How would they be feeling stuffy about the WSWS after so much time spent knocking at a deaf man's door?
When it comes to the Metoo Movement, I am again convinced that the WSWS, including cultural warrior David Walsh, is too far removed from reality as well as ordinary people's atmosphere.
In my country where gender inequality or sexual abuse has been too ingrained or prevalent, the Metoo Movement is even hailed as "a revolution that seems live up to its name."
By the way, is it little more than a conspiracy by Democrats and greedy and jealous females in America?
Too regrettable.
Davidson's article in "Weekly Worker" No 1198 questioning the revolutionary nature of the bourgeoise revolutions may help to explicate Comrade Alex's criticism of the SEP view of Marxist dialectics. Cde Alex quotes Marx to the effect that the "limbs" of reality are not separate entities but constitute the nature of the movement, the events of lived social and political reality. Davidson distinguishes between the social revolution which changes the relations of production between the major classes and a political revolution that changes the form of rule making it perhaps more democratic or more authoritarian as the contending classes struggle. Could we not see the social revolution and the political revolution as "limbs?" The "Me too" movement is not by a social revolution, but it is progressive in that women are struggling to acquire greater rights. Socialists are concerned with developing Marxist consciousness in the working class. It doesn't help to dismiss progressive demands such as those raised by women in the "Me too" movement as just the selfish grasping of the petite bourgeoise concerned solely with their stock portfolios.
In my own country, Karl Marx used to be one of the banned terms in public life until as late as the late 1990s.
Indeed there were scholars mentioning or studying his ideas, especially in such fields as economics, sociology, and literary theory, but they seemed to be confined to a few college campuses or institutes, paled in comparison with the academic mainstream atmosphere.
This was mainly influenced by anti-communism kindled continuously by the long periods of military dictatorship, when powerful elites readily took advantage of public fear of possible threats associated with the Cold War.
Ironically, in what seemed to me a kind of reaction, Marx, along with his offspring, descendants, distant relatives from Lenin to Althusser to Che Guevara, was enthusiastically embraced by very many college students and laborers from radical unions.
They were far from satisfied with the status quo, longed for the great transformation, and wanted at least the start of an upheaval. It was only Marx who seemed to them to propose a solution for a society of no inequality, exploitation, or conflicts.
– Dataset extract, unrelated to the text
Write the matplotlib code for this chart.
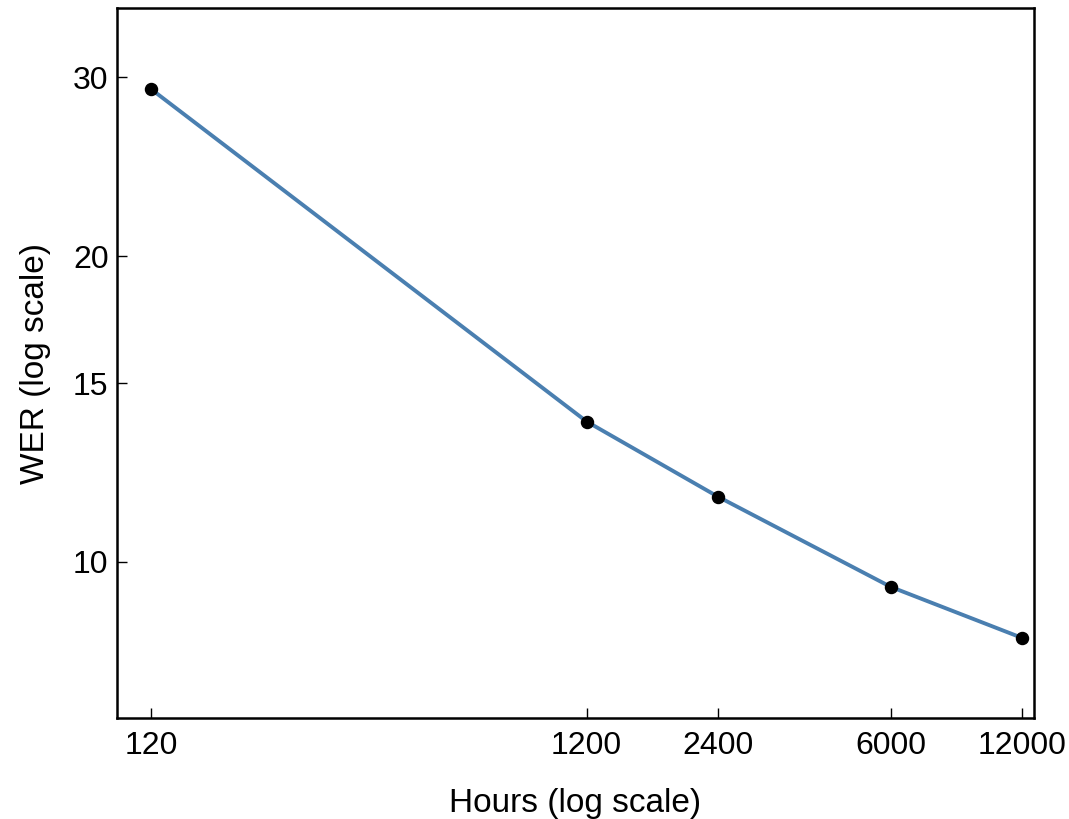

In retrospect, that was a quasi-religion, regardless of the validity of Marxism. Why?
Especially among students, in all kinds of subjects from post-election perspective to dating violence to film review, sayings from Marx and his kin were cited. Everything was summoned to the Marxian court, where sectarian legalists contended by pointing to this or that section of the poorly translated Holy Marx Books. By the way, until when? Exactly the year 1991, the collapse of the Soviet Union. After being dumbstruck or baffled for a while, they all fled and disappeared. (Of course, a very very few of them returned with Deleuze, Negri, Badiou and Zizek.)
As for me, I am in no way hostile to the ideas of Marx. Rather, I think his ideas are more relevant now than at any other time. However, I always feel stuffed how the ideas are transformed to meaningful and productive practices on a permanent basis. Steiner/Brenner seems to me to try to solve this puzzle, sometimes walking across the beaten path and other times looking outside the box. For this reason, some people may have suspicion, but I consider their stance to be more sound for the same reason.
I was at first drawn to Trotsky for his texts on culture and literature. I have had little time to attend to details of his philosophy(dialectics) or politics(transitional program). That’s why I enjoy visiting this blog.
Thank you again for this great article that kindly outlines today's Marxism.